Why Your 2013 Planning Can't Wait Any Longer

It is impossible to predict what laws will ultimately be enacted that will affect 2013. While tax planning often focuses on the deferral of income, this year is different. Serious consideration should be given to the timing of income recognition and deductions. It's more important than ever to be proactive in tax planning. There's little doubt that tax rates for 2013 will be higher than 2012. Changes in estate and gift tax rates and exemption amounts will likely result in tax increases as well. Tax planning should start today to provide adequate time for the design and implementation of a plan that minimizes any tax burden and maximizes any opportunities that may not exist after 2012.

Actions to Consider

  • Consult with your tax advisor and run tax projections that cover a period of several years. Effective tax planning cannot focus on one year alone.
  • Consider accelerating income into 2012. Tax rates may increase significantly after the end of the year. Itemized deductions will be subject to phase out beginning in 2013. For some taxpayers, recognizing income in 2012 results in less income in 2013. Less income means lower adjusted gross income. Lower adjusted gross income means a smaller reduction in itemized deductions subject to phase out after 2012.
  • Consider harvesting long-term gains. Capital gain rates are going up. Gross proceeds from the sale of assets may be subject to a 3.8% excise tax in addition to income tax on capital gains.
  • Business owners should consider accelerating research and development activities. Although a credit for R&D activities exists today, there is no guarantee it will be available in the future.
  • Consider the purchase of business assets before the end of the year to take advantage of bonus depreciation that may not be available after 2012.
  • Consider paying dividends to shareholders in 2012. After 2012, dividends will be taxed at ordinary income rates and may be subject to an additional 3.8% excise tax on investment income.
  • Consider gifting. At the end of 2012, the maximum gift tax rate increases from 35% to 55%. A decrease in the lifetime exemption results in an increase in gifts subject to tax.
  • Review your wills and trusts. Estate planning is a must. Re-drafting legal documents is a lengthy process. Attorneys need adequate time to formulate an estate plan that makes sense for you today. Avoid an unintended result that may be caused by the wording in an older document.
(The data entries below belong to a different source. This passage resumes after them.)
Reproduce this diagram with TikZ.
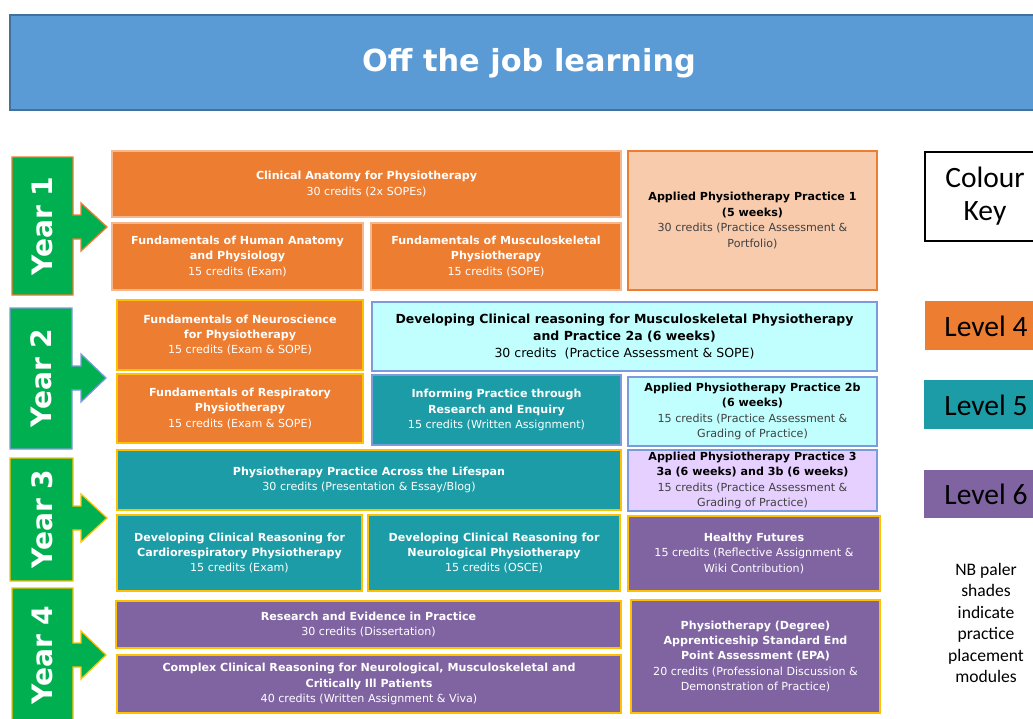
\documentclass[tikz,border=0pt]{standalone}
\usepackage{fontspec}
\setmainfont{DejaVu Sans}
\newfontfamily\keyfont{Carlito}

\definecolor{lvfour}{RGB}{237,125,49}
\definecolor{lvfourpale}{RGB}{248,203,173}
\definecolor{lvfive}{RGB}{28,156,166}
\definecolor{lvfivepale}{RGB}{193,255,255}
\definecolor{lvsix}{RGB}{128,100,162}
\definecolor{lvsixpale}{RGB}{230,208,255}
\definecolor{yeargreen}{RGB}{0,176,80}
\definecolor{goldline}{RGB}{255,192,0}
\definecolor{blueline}{RGB}{125,155,220}
\definecolor{headblue}{RGB}{91,155,213}
\definecolor{headline}{RGB}{65,113,156}
\definecolor{darktext}{RGB}{64,64,64}

\def\pu{0.025cm}

\begin{document}
\begin{tikzpicture}[
  x=0.025cm, y=-0.025cm,
  mod/.style={rectangle, draw, line width=0.9pt, inner xsep=1pt, inner ysep=0pt, align=center, text=white, font=\fontsize{7.9}{11}\selectfont},
  four/.style={mod, fill=lvfour, draw=goldline},
  fourpale/.style={mod, fill=lvfourpale, draw=lvfour, text=black},
  five/.style={mod, fill=lvfive, draw=goldline},
  fivepale/.style={mod, fill=lvfivepale, draw=blueline, text=black},
  six/.style={mod, fill=lvsix, draw=goldline},
  sixpale/.style={mod, fill=lvsixpale, draw=blueline, text=black},
  yearbox/.style={fill=yeargreen, line width=0.9pt},
  yeartext/.style={rotate=90, text=white, font=\bfseries\fontsize{20}{23}\selectfont},
  keybox/.style={line width=0.8pt},
  keytext/.style={font=\keyfont\fontsize{21}{24}\selectfont, align=center}
]
\useasboundingbox (0,0) rectangle (1033,718);

% header
\fill[headblue, draw=headline, line width=0.8pt] (10,15) rectangle (1045,110);
\node[text=white, font=\bfseries\fontsize{21.6}{26}\selectfont] (title) at (529,63) {Off the job learning};

% year markers
\draw[yearbox, draw=lvfour] (12,157) -- (73,157) -- (73,215) -- (81,215) -- (81,203) -- (107,227) -- (81,251) -- (81,239) -- (73,239) -- (73,295) -- (12,295) -- cycle;
\node[yeartext] (y1) at (42,226) {Year 1};
\draw[yearbox, draw=blueline] (10,308) -- (72,308) -- (72,366) -- (81,366) -- (81,354) -- (106,378) -- (81,402) -- (81,390) -- (72,390) -- (72,449) -- (10,449) -- cycle;
\node[yeartext] (y2) at (41,378) {Year 2};
\draw[yearbox, draw=goldline] (10,458) -- (73,458) -- (73,506) -- (81,506) -- (81,494) -- (107,518) -- (81,542) -- (81,530) -- (73,530) -- (73,581) -- (10,581) -- cycle;
\node[yeartext] (y3) at (42,519) {Year 3};
\draw[yearbox, draw=goldline] (12,588) -- (73,588) -- (73,643) -- (81,643) -- (81,631) -- (106,655) -- (81,679) -- (81,667) -- (73,667) -- (73,730) -- (12,730) -- cycle;
\node[yeartext] (y4) at (42,655) {Year 4};

% year 1
\node[four, draw=lvfour!55!white, minimum width=509*\pu, minimum height=66*\pu] (cap) at (366.5,184) {\textbf{Clinical Anatomy for Physiotherapy}\\30 credits (2x SOPEs)};
\node[four, draw=lvfour!55!white, minimum width=251*\pu, minimum height=67*\pu] (fha) at (237.5,256.5) {\textbf{Fundamentals of Human Anatomy}\\\textbf{and Physiology}\\15 credits (Exam)};
\node[four, draw=lvfour!55!white, minimum width=250*\pu, minimum height=67*\pu] (fmsk) at (496,256.5) {\textbf{Fundamentals of Musculoskeletal}\\\textbf{Physiotherapy}\\15 credits (SOPE)};
\node[fourpale, minimum width=249*\pu, minimum height=139*\pu] (app1) at (752.5,220.5) {\textbf{Applied Physiotherapy Practice 1}\\\textbf{(5 weeks)}\\\textcolor{darktext}{30 credits (Practice Assessment \&}\\\textcolor{darktext}{Portfolio)}};

% year 2
\node[four, minimum width=246*\pu, minimum height=70*\pu] (fneu) at (240,335) {\textbf{Fundamentals of Neuroscience}\\\textbf{for Physiotherapy}\\15 credits (Exam \& SOPE)};
\node[four, minimum width=246*\pu, minimum height=69*\pu] (fresp) at (240,408.5) {\textbf{Fundamentals of Respiratory}\\\textbf{Physiotherapy}\\15 credits (Exam \& SOPE)};
\node[fivepale, font=\fontsize{8.9}{12.2}\selectfont, minimum width=505*\pu, minimum height=69*\pu] (dmsk) at (624.5,336.5) {\textbf{Developing Clinical reasoning for Musculoskeletal Physiotherapy}\\\textbf{and Practice 2a (6 weeks)}\\30 credits~~(Practice Assessment \& SOPE)};
\node[five, draw=blueline, minimum width=249*\pu, minimum height=70*\pu] (inf) at (496.5,410) {\textbf{Informing Practice through}\\\textbf{Research and Enquiry}\\15 credits (Written Assignment)};
\node[fivepale, minimum width=249*\pu, minimum height=69*\pu] (app2b) at (752.5,411.5) {\textbf{Applied Physiotherapy Practice 2b}\\\textbf{(6 weeks)}\\\textcolor{darktext}{15 credits (Practice Assessment \&}\\\textcolor{darktext}{Grading of Practice)}};

% year 3
\node[five, minimum width=504*\pu, minimum height=60*\pu] (life) at (369,480) {\textbf{Physiotherapy Practice Across the Lifespan}\\30 credits (Presentation \& Essay/Blog)};
\node[five, minimum width=245*\pu, minimum height=76*\pu] (dcard) at (239.5,553) {\textbf{Developing Clinical Reasoning for}\\\textbf{Cardiorespiratory Physiotherapy}\\15 credits (Exam)};
\node[five, minimum width=252*\pu, minimum height=76*\pu] (dneu) at (494,553) {\textbf{Developing Clinical Reasoning for}\\\textbf{Neurological Physiotherapy}\\15 credits (OSCE)};
\node[sixpale, minimum width=249*\pu, minimum height=61*\pu] (app3) at (752.5,480.5) {\textbf{Applied Physiotherapy Practice 3}\\\textbf{3a (6 weeks) and 3b (6 weeks)}\\\textcolor{darktext}{15 credits (Practice Assessment \&}\\\textcolor{darktext}{Grading of Practice)}};
\node[six, minimum width=252*\pu, minimum height=75*\pu] (hf) at (754,553.5) {\textbf{Healthy Futures}\\15 credits (Reflective Assignment \&\\Wiki Contribution)};

% year 4
\node[six, minimum width=505*\pu, minimum height=47*\pu] (rev) at (368.5,624.5) {\textbf{Research and Evidence in Practice}\\30 credits (Dissertation)};
\node[six, minimum width=504*\pu, minimum height=58*\pu] (ccr) at (369,684) {\textbf{Complex Clinical Reasoning for Neurological, Musculoskeletal and}\\\textbf{Critically Ill Patients}\\40 credits (Written Assignment \& Viva)};
\node[six, minimum width=249*\pu, minimum height=113*\pu] (epa) at (755.5,656.5) {\textbf{Physiotherapy (Degree)}\\\textbf{Apprenticeship Standard End}\\\textbf{Point Assessment (EPA)}\\20 credits (Professional Discussion \&\\Demonstration of Practice)};

% colour key
\draw[keybox, fill=white] (925,152) rectangle (1045,241);
\node[keytext] (key) at (985,196) {Colour\\Key};
\fill[lvfour] (925,301) rectangle (1045,350);
\node[keytext] (k4) at (986,326) {Level 4};
\fill[lvfive] (924,380) rectangle (1045,429);
\node[keytext] (k5) at (986,405) {Level 5};
\fill[lvsix] (924,470) rectangle (1045,518);
\node[keytext] (k6) at (986,494) {Level 6};
\node[font=\keyfont\fontsize{12.5}{15.3}\selectfont, align=center] (nb) at (986,623) {NB paler\\shades\\indicate\\practice\\placement\\modules};

\end{tikzpicture}
\end{document}
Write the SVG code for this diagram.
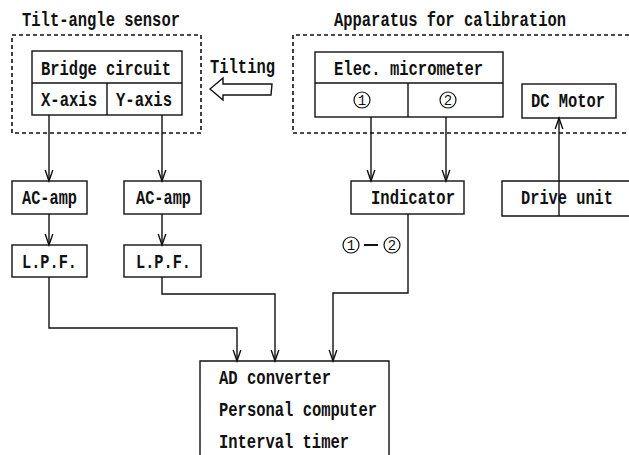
<svg xmlns="http://www.w3.org/2000/svg" width="629" height="455" viewBox="0 0 629 455">
  <style>
    .bg { fill: #ffffff; }
    .box { fill: #ffffff; stroke: #111111; stroke-width: 1.4; }
    .rule { fill: none; stroke: #111111; stroke-width: 1.4; }
    .frame { fill: none; stroke: #111111; stroke-width: 1.6; stroke-dasharray: 4 3; }
    .wire { fill: none; stroke: #111111; stroke-width: 1.4; }
    .lbl { font-family: "Liberation Mono", "Courier New", monospace; font-size: 20px; font-weight: bold; fill: #111111; }
    .num { font-family: "Liberation Mono", "Courier New", monospace; font-size: 14px; font-weight: normal; fill: #111111; text-anchor: middle; }
    .ring { fill: none; stroke: #111111; stroke-width: 1.2; }
  </style>
  <defs>
    <marker id="vee" markerUnits="userSpaceOnUse" viewBox="-12 -6 14 12" refX="0" refY="0" markerWidth="14" markerHeight="12" orient="auto">
      <path d="M-11,-3.8 L0,0 L-11,3.8" fill="none" stroke="#111111" stroke-width="1.4"/>
    </marker>
  </defs>

  <rect class="bg" x="0" y="0" width="629" height="455"/>

  <!-- group frames and titles -->
  <g id="tilt-sensor-frame">
    <text class="lbl" x="22" y="26" textLength="158" lengthAdjust="spacingAndGlyphs">Tilt-angle sensor</text>
    <rect class="frame" x="12" y="35" width="189" height="98"/>
  </g>
  <g id="calibration-frame">
    <text class="lbl" x="334" y="26" textLength="232" lengthAdjust="spacingAndGlyphs">Apparatus for calibration</text>
    <path class="frame" d="M629,35 H293 V133 H629"/>
  </g>

  <!-- bridge circuit with X / Y axis cells -->
  <g id="bridge-circuit">
    <rect class="box" x="32" y="51" width="150" height="64"/>
    <line class="rule" x1="32" y1="83" x2="182" y2="83"/>
    <line class="rule" x1="107" y1="83" x2="107" y2="115"/>
    <text class="lbl" x="41" y="75" textLength="130" lengthAdjust="spacingAndGlyphs">Bridge circuit</text>
    <text class="lbl" x="41" y="106" textLength="56" lengthAdjust="spacingAndGlyphs">X-axis</text>
    <text class="lbl" x="116" y="106" textLength="56" lengthAdjust="spacingAndGlyphs">Y-axis</text>
  </g>

  <!-- tilting input -->
  <g id="tilting">
    <text class="lbl" x="210" y="73" textLength="65" lengthAdjust="spacingAndGlyphs">Tilting</text>
    <polygon class="box" points="210,89 223,78 223,84 272,84 271,95 223,95 223,100"/>
  </g>

  <!-- electronic micrometer with probes 1 and 2 -->
  <g id="elec-micrometer">
    <rect class="box" x="315" y="52" width="188" height="65"/>
    <line class="rule" x1="315" y1="83" x2="503" y2="83"/>
    <line class="rule" x1="408" y1="83" x2="408" y2="117"/>
    <text class="lbl" x="334" y="75" textLength="149" lengthAdjust="spacingAndGlyphs">Elec. micrometer</text>
    <circle class="ring" cx="362" cy="100" r="8"/>
    <text class="num" x="362" y="105">1</text>
    <circle class="ring" cx="448" cy="100" r="8"/>
    <text class="num" x="448" y="105">2</text>
  </g>

  <g id="dc-motor">
    <rect class="box" x="522" y="84" width="94" height="34"/>
    <text class="lbl" x="531" y="107" textLength="74" lengthAdjust="spacingAndGlyphs">DC Motor</text>
  </g>

  <g id="ac-amp-x">
    <rect class="box" x="12" y="181" width="75" height="33"/>
    <text class="lbl" x="22" y="204" textLength="55" lengthAdjust="spacingAndGlyphs">AC-amp</text>
  </g>
  <g id="ac-amp-y">
    <rect class="box" x="124" y="181" width="77" height="33"/>
    <text class="lbl" x="136" y="204" textLength="55" lengthAdjust="spacingAndGlyphs">AC-amp</text>
  </g>
  <g id="lpf-x">
    <rect class="box" x="12" y="245" width="75" height="32"/>
    <text class="lbl" x="22" y="268" textLength="55" lengthAdjust="spacingAndGlyphs">L.P.F.</text>
  </g>
  <g id="lpf-y">
    <rect class="box" x="124" y="245" width="77" height="32"/>
    <text class="lbl" x="136" y="268" textLength="55" lengthAdjust="spacingAndGlyphs">L.P.F.</text>
  </g>

  <g id="indicator">
    <rect class="box" x="351" y="181" width="113" height="33"/>
    <text class="lbl" x="371" y="204" textLength="84" lengthAdjust="spacingAndGlyphs">Indicator</text>
  </g>

  <g id="drive-unit">
    <path class="rule" d="M629,181 H502 V216 H629"/>
    <text class="lbl" x="521" y="204" textLength="92" lengthAdjust="spacingAndGlyphs">Drive unit</text>
  </g>

  <g id="ad-pc-timer">
    <path class="rule" d="M200,455 V361 H389 V455"/>
    <text class="lbl" x="219" y="384" textLength="112" lengthAdjust="spacingAndGlyphs">AD converter</text>
    <text class="lbl" x="219" y="416" textLength="158" lengthAdjust="spacingAndGlyphs">Personal computer</text>
    <text class="lbl" x="219" y="448" textLength="130" lengthAdjust="spacingAndGlyphs">Interval timer</text>
  </g>

  <!-- signal connectors -->
  <g id="connectors">
    <path class="wire" d="M49,115 V181" marker-end="url(#vee)"/>
    <path class="wire" d="M162,115 V181" marker-end="url(#vee)"/>
    <path class="wire" d="M49,214 V245" marker-end="url(#vee)"/>
    <path class="wire" d="M162,214 V245" marker-end="url(#vee)"/>
    <path class="wire" d="M371,117 V181" marker-end="url(#vee)"/>
    <path class="wire" d="M446,117 V181" marker-end="url(#vee)"/>
    <path class="wire" d="M559,216 V118" marker-end="url(#vee)"/>
    <path class="wire" d="M49,277 V328 H237 V361" marker-end="url(#vee)"/>
    <path class="wire" d="M162,277 V294 H275 V361" marker-end="url(#vee)"/>
    <path class="wire" d="M408,214 V293 H333 V361" marker-end="url(#vee)"/>
  </g>

  <!-- difference label on the indicator output -->
  <g id="diff-label">
    <circle class="ring" cx="351" cy="245" r="8"/>
    <text class="num" x="351" y="250">1</text>
    <line class="rule" x1="364" y1="245" x2="378" y2="245" style="stroke-width:2"/>
    <circle class="ring" cx="392" cy="245" r="8"/>
    <text class="num" x="392" y="250">2</text>
  </g>
</svg>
This is only a partial list of possible steps to consider. Planning is specific to each individual taxpayer's overall financial situation. Pro-active planning can help avoid unintended results. A decision not to plan is also a planning decision, which may or may not work out to your benefit.

There's no time like the present to be a proactive participant in the tax planning process. Talk to your tax advisor if you'd like to discuss tax planning opportunities or pitfalls that may have an impact on you.